23 January 2006

Justice groups slam Historical Enquiries Team


Campaigners say they won’t cooperate with British government-run investigative agencies

by Jarlath Kearney

Families affected by state violence will not co-operate with any system for addressing the North’s past which is run by British government agencies, the Andersonstown News can reveal.

Campaigners and relatives on behalf of victims of state violence last night voiced deep concerns about attempts by the British government to cover up its past actions.

The Andersonstown News understands the PSNI is set to launch a major public relations drive for the recently formed Historical Enquiries Team (HET).

The HET (known as C8) was jointly announced last year by secretary of state Paul Murphy and chief constable Hugh Orde, ostensibly to investigate unsolved killings during the course of the conflict.

However the HET falls within the organisational auspices of the PSNI’s Crime Operations Department (COD). The new unit also has a dedicated Special Branch intelligence cell attached to it.

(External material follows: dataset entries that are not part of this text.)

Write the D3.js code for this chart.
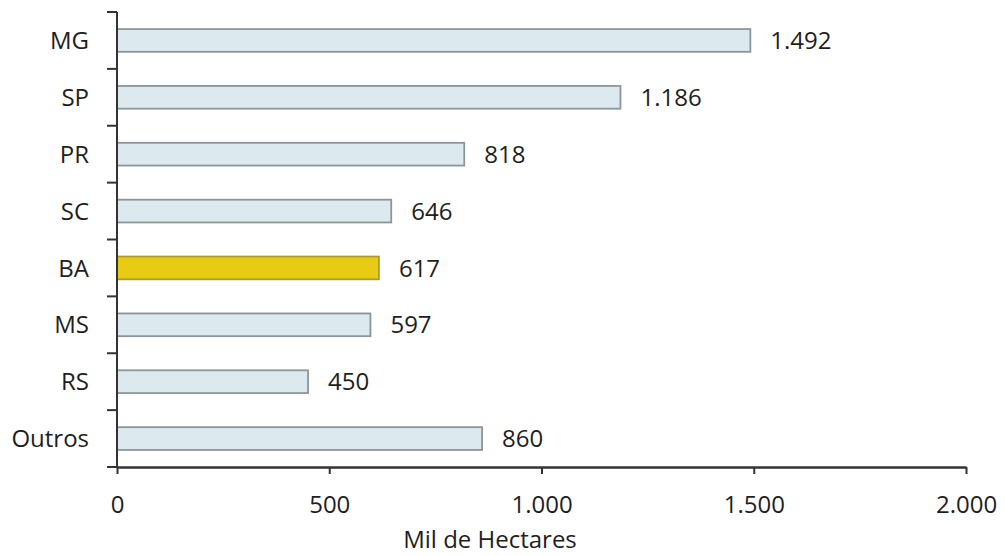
<!DOCTYPE html>
<html>
<head>
<meta charset="utf-8">
<script src="https://cdn.jsdelivr.net/npm/d3@7"></script>
<style>
  html, body { margin: 0; padding: 0; background: #ffffff; }
  svg { display: block; font-family: "Open Sans", "Noto Sans", sans-serif; }
</style>
</head>
<body>
<svg id="chart" width="1005" height="556"></svg>
<script>
// Área por estado, em mil hectares
const estados = ["MG", "SP", "PR", "SC", "BA", "MS", "RS", "Outros"];
const area = [1492, 1186, 818, 646, 617, 597, 450, 860];
const destaque = ["BA"];
const xTicks = [0, 500, 1000, 1500, 2000];
const xTitulo = "Mil de Hectares";

const data = estados.map((e, i) => ({ estado: e, valor: area[i] }));

const ptBR = d3.formatLocale({ decimal: ",", thousands: ".", grouping: [3], currency: ["R$", ""] });
const fmt = ptBR.format(",d");

const svg = d3.select("#chart");
const plotLeft = 117, plotRight = 966, plotTop = 12, plotBottom = 467;

const x = d3.scaleLinear().domain([0, 2000]).range([plotLeft, plotRight]);
const y = d3.scaleBand().domain(estados).range([plotTop, plotBottom])
  .paddingInner(0.6).paddingOuter(0.3);

const axisColor = "#333333";
const textColor = "#1e1e1e";

// Bars
svg.append("g").selectAll("rect").data(data).join("rect")
  .attr("x", x(0))
  .attr("y", d => y(d.estado))
  .attr("width", d => x(d.valor) - x(0))
  .attr("height", y.bandwidth())
  .attr("fill", d => destaque.includes(d.estado) ? "#e8cc14" : "#dce9ef")
  .attr("stroke", d => destaque.includes(d.estado) ? "#b09a2c" : "#8c9699")
  .attr("stroke-width", 1.8);

// Value labels
svg.append("g").selectAll("text").data(data).join("text")
  .attr("x", d => x(d.valor) + 20)
  .attr("y", d => y(d.estado) + y.bandwidth() / 2)
  .attr("dy", "0.36em")
  .attr("font-size", 24)
  .attr("fill", textColor)
  .text(d => fmt(d.valor));

// Y axis: line, ticks at category boundaries, labels at band centres
const gy = svg.append("g");
const step = y.step();
const bounds = estados.map(e => y(e) - step * y.paddingInner() / 2);
bounds.push(bounds[bounds.length - 1] + step);
gy.append("line")
  .attr("x1", plotLeft).attr("x2", plotLeft)
  .attr("y1", bounds[0]).attr("y2", bounds[bounds.length - 1])
  .attr("stroke", axisColor).attr("stroke-width", 2);
gy.selectAll("line.tick").data(bounds).join("line")
  .attr("class", "tick")
  .attr("x1", plotLeft - 10).attr("x2", plotLeft)
  .attr("y1", d => d).attr("y2", d => d)
  .attr("stroke", axisColor).attr("stroke-width", 2);
gy.selectAll("text").data(estados).join("text")
  .attr("x", plotLeft - 28)
  .attr("y", d => y(d) + y.bandwidth() / 2)
  .attr("dy", "0.36em")
  .attr("text-anchor", "end")
  .attr("font-size", 24)
  .attr("fill", textColor)
  .text(d => d);

// X axis
const gx = svg.append("g")
  .attr("transform", `translate(0,${plotBottom})`)
  .call(d3.axisBottom(x).tickValues(xTicks).tickFormat(fmt).tickSize(7).tickPadding(22).tickSizeOuter(0));
gx.select(".domain").attr("stroke", axisColor).attr("stroke-width", 2.5);
gx.selectAll(".tick line").attr("stroke", axisColor).attr("stroke-width", 2);
gx.selectAll(".tick text")
  .attr("font-size", 24)
  .attr("font-family", "\"Open Sans\", \"Noto Sans\", sans-serif")
  .attr("fill", textColor);

svg.append("text")
  .attr("x", 490)
  .attr("y", 548)
  .attr("text-anchor", "middle")
  .attr("font-size", 24)
  .attr("fill", textColor)
  .text(xTitulo);
</script>
</body>
</html>
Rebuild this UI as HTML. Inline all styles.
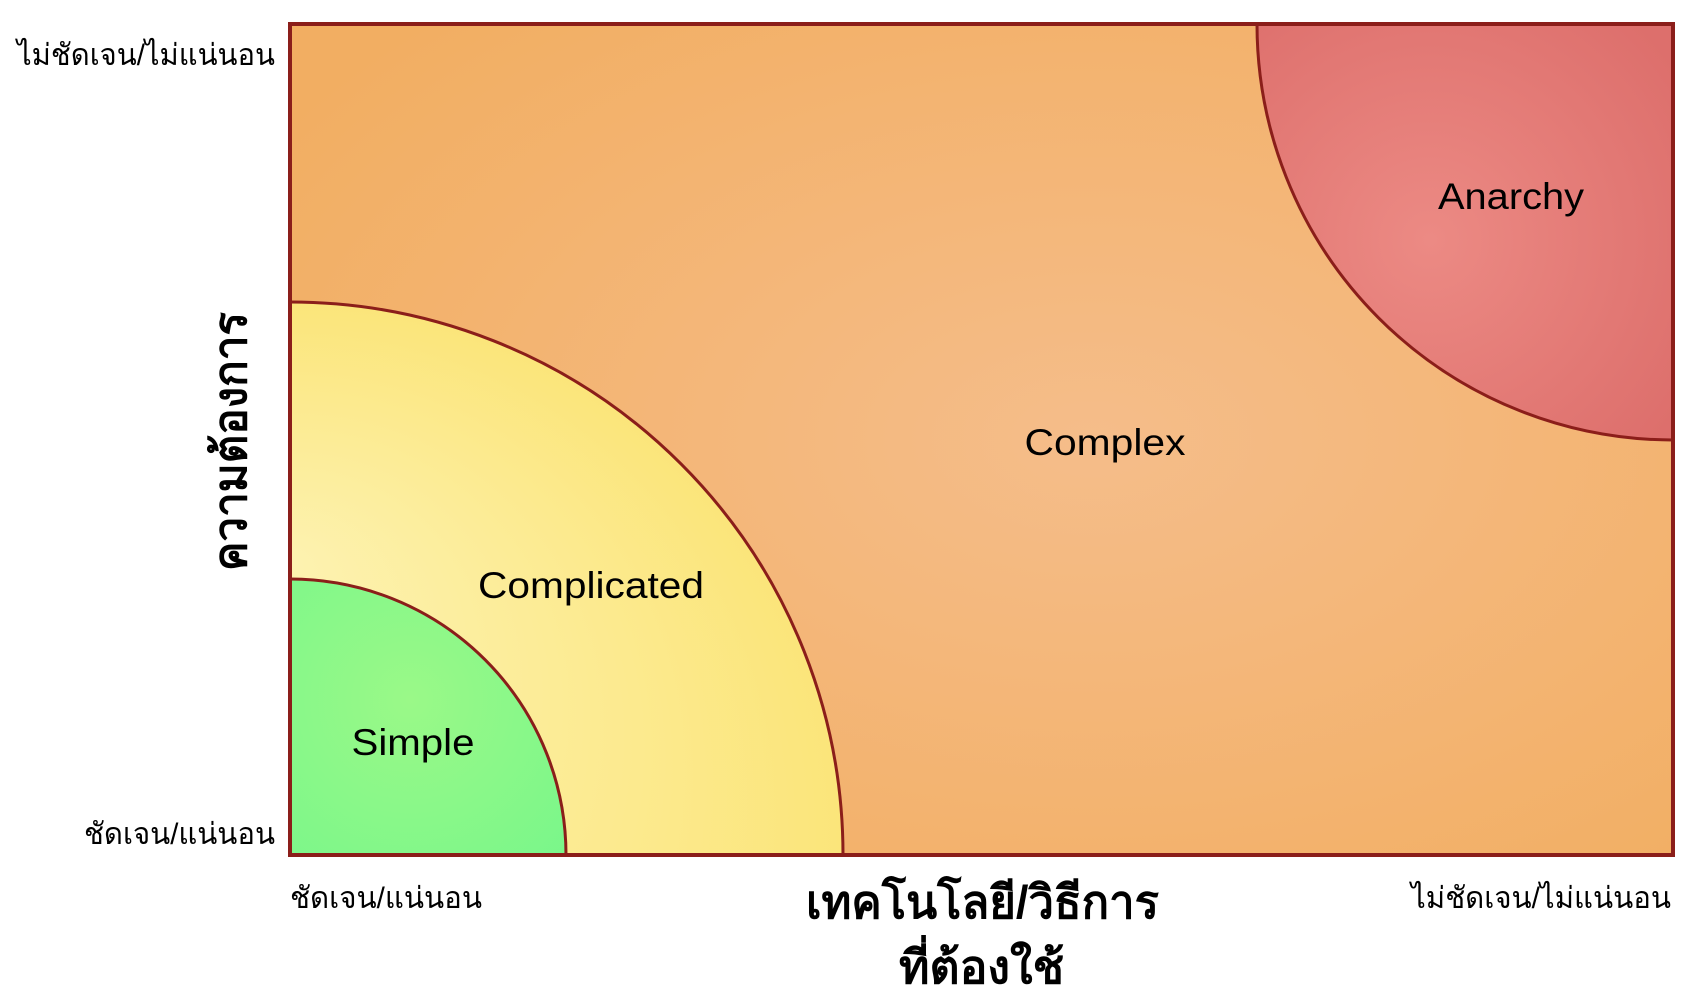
<!DOCTYPE html>
<html><head><meta charset="utf-8"><style>
html,body{margin:0;background:#fff;width:1690px;height:1002px;overflow:hidden}
svg{display:block}
svg text{font-family:"Liberation Sans","Noto Sans CJK SC",sans-serif}
</style></head><body>
<svg width="1690" height="1002" xmlns="http://www.w3.org/2000/svg">
<defs>
<radialGradient id="bg" cx="0.58" cy="0.5" r="0.7"><stop offset="0" stop-color="#f5bd8a"/><stop offset="1" stop-color="#f2ae62"/></radialGradient>
<radialGradient id="yel" cx="290" cy="855" r="553" gradientUnits="userSpaceOnUse" fx="290" fy="560"><stop offset="0" stop-color="#fdf2b0"/><stop offset="1" stop-color="#fbe57a"/></radialGradient>
<radialGradient id="grn" cx="410" cy="700" r="260" gradientUnits="userSpaceOnUse"><stop offset="0" stop-color="#9af988"/><stop offset="1" stop-color="#74f68a"/></radialGradient>
<radialGradient id="red" cx="1430" cy="240" r="300" gradientUnits="userSpaceOnUse"><stop offset="0" stop-color="#ec8a84"/><stop offset="1" stop-color="#dd6f6c"/></radialGradient>
<clipPath id="c"><rect x="290" y="24" width="1383" height="831"/></clipPath>
</defs>
<rect x="290" y="24" width="1383" height="831" fill="url(#bg)"/>
<g clip-path="url(#c)" stroke="#8b1e1a" stroke-width="3">
<circle cx="290" cy="855" r="553" fill="url(#yel)"/>
<circle cx="290" cy="855" r="276" fill="url(#grn)"/>
<circle cx="1673" cy="24" r="416" fill="url(#red)"/>
</g>
<rect x="290" y="24" width="1383" height="831" fill="none" stroke="#8b1e1a" stroke-width="4"/>
<g font-size="37" fill="#000" text-anchor="middle" lengthAdjust="spacingAndGlyphs">
<text x="1511" y="209" textLength="146" lengthAdjust="spacingAndGlyphs">Anarchy</text>
<text x="1105" y="455" textLength="161" lengthAdjust="spacingAndGlyphs">Complex</text>
<text x="591" y="598" textLength="226" lengthAdjust="spacingAndGlyphs">Complicated</text>
<text x="413" y="755" textLength="123" lengthAdjust="spacingAndGlyphs">Simple</text>
</g>
<g font-size="30" fill="#000">
<text x="17" y="65" textLength="258" lengthAdjust="spacingAndGlyphs">ไม่ชัดเจน/ไม่แน่นอน</text>
<text x="84" y="844" textLength="191" lengthAdjust="spacingAndGlyphs">ชัดเจน/แน่นอน</text>
<text x="290" y="908" textLength="192" lengthAdjust="spacingAndGlyphs">ชัดเจน/แน่นอน</text>
<text x="1411" y="908" textLength="260" lengthAdjust="spacingAndGlyphs">ไม่ชัดเจน/ไม่แน่นอน</text>
</g>
<g font-size="46" font-weight="bold" fill="#000">
<text x="806" y="918" textLength="353" lengthAdjust="spacingAndGlyphs">เทคโนโลยี/วิธีการ</text>
<text x="899" y="983" textLength="165" lengthAdjust="spacingAndGlyphs">ที่ต้องใช้</text>
<text transform="translate(246,571) rotate(-90)" textLength="259" lengthAdjust="spacingAndGlyphs">ความต้องการ</text>
</g>
</svg>
</body></html>
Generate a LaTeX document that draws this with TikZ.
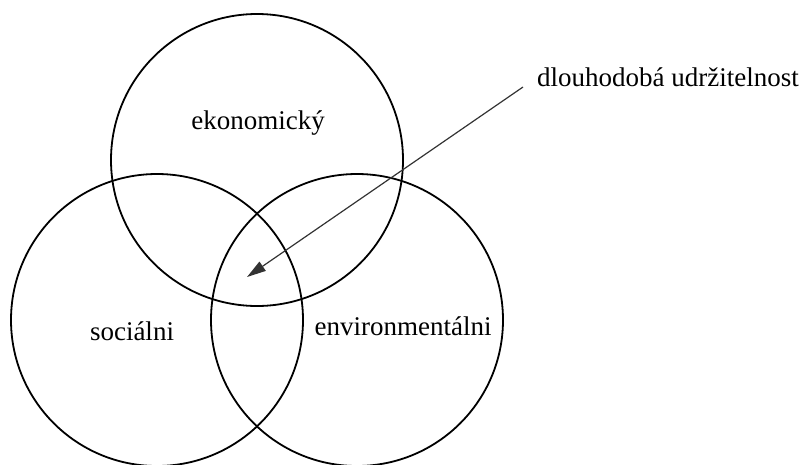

Pearse McShane's unarmed 16-year-old brother, Martin, was shot dead by Royal Marines in County Tyrone in 1971. Mr McShane was adamant that his family will not accept any mechanism for dealing with the past which is not international and independent.

“We are led to believe that this Historical Enquiries Team will be dealing with what are called ‘cold cases'," Mr McShane said.

“In our own case, 30 years ago, the agencies of the state didn't properly investigate Martin's murder.

“In Martin's case, they claimed that residue on Martin's body came from him being in possession of weapons whereas they were aware that it actually came from the soldiers who shot him coming into contact with him. Now either they couldn't or they wouldn't investigate it properly.

“But in that context we - and many other families in similar circumstances - would have no confidence in any state forces investigating their own state forces.

“In nearly all cases where there have been controversial shootings throughout the last 30 years, the state has failed the victims. And this cosmetic exercise by the PSNI's HET is simply the same kind of pattern under a new name. You only need to remember Stalker and Sampson and Stevens.

“Since we started to open Martin's case over the last twelve years we have been continuously fobbed off and held up, and even on occasion told lies. For instance there were certain documents we were told had been destroyed and next they turned up in a Coroner's office in Derry."

Demanding “a totally independent, international truth mechanism", Mr McShane said that affirming the truth about his brother's murder would be “a step in the direction of justice".

“Nothing else would be acceptable," Mr McShane said.
Relatives for Justice (RFJ) - which has campaigned on behalf of the McShane family - last night expressed serious concern about the HET.

“Essentially this is a limited police and criminal justice initiative aimed at addressing the past in the context of a very noticeable absence of a proper truth recovery process which at its heart should be both non-punitive and contribute to peace-building," Mark Thompson of RFJ said.

“Importantly, the very same institutions that were at the heart of the conflict as protagonists are undertaking this initiative and are answerable to Peter Hain. It is not independent. Any process that examines the past must adhere to internationally recognised protocols and must be international, independent and inclusive," Mr Thompson said.

“It must also be transparent, accountable and have public confidence especially the confidence and support of all those affected by the conflict. Centrally it must equally be victim-centered and victim-led which has clearly not occurred.”

He added: “The PSNI’s HET does not constitute these criteria and is unacceptable to hundreds of families affected by the conflict, not least those affected by the state.”

An FhÌrinne, the anti-collusion campaign, also backed calls for an independent, international inquiry into state violence.

Robert McClenaghan of An FhÌrinne told the Andersonstown News that the HET mechanism is “neither an adequate nor viable method of providing the truth about the history and policy of collusion over the past 35 years".

“Those who organised, equipped and ran the death squads are effectively being asked to furnish the HET with information, evidence and witnesses. In our opinion, only an international independent inquiry will have the authority to and the confidence to resolve the issue of these hundreds of outstanding cases," Mr McClenaghan said.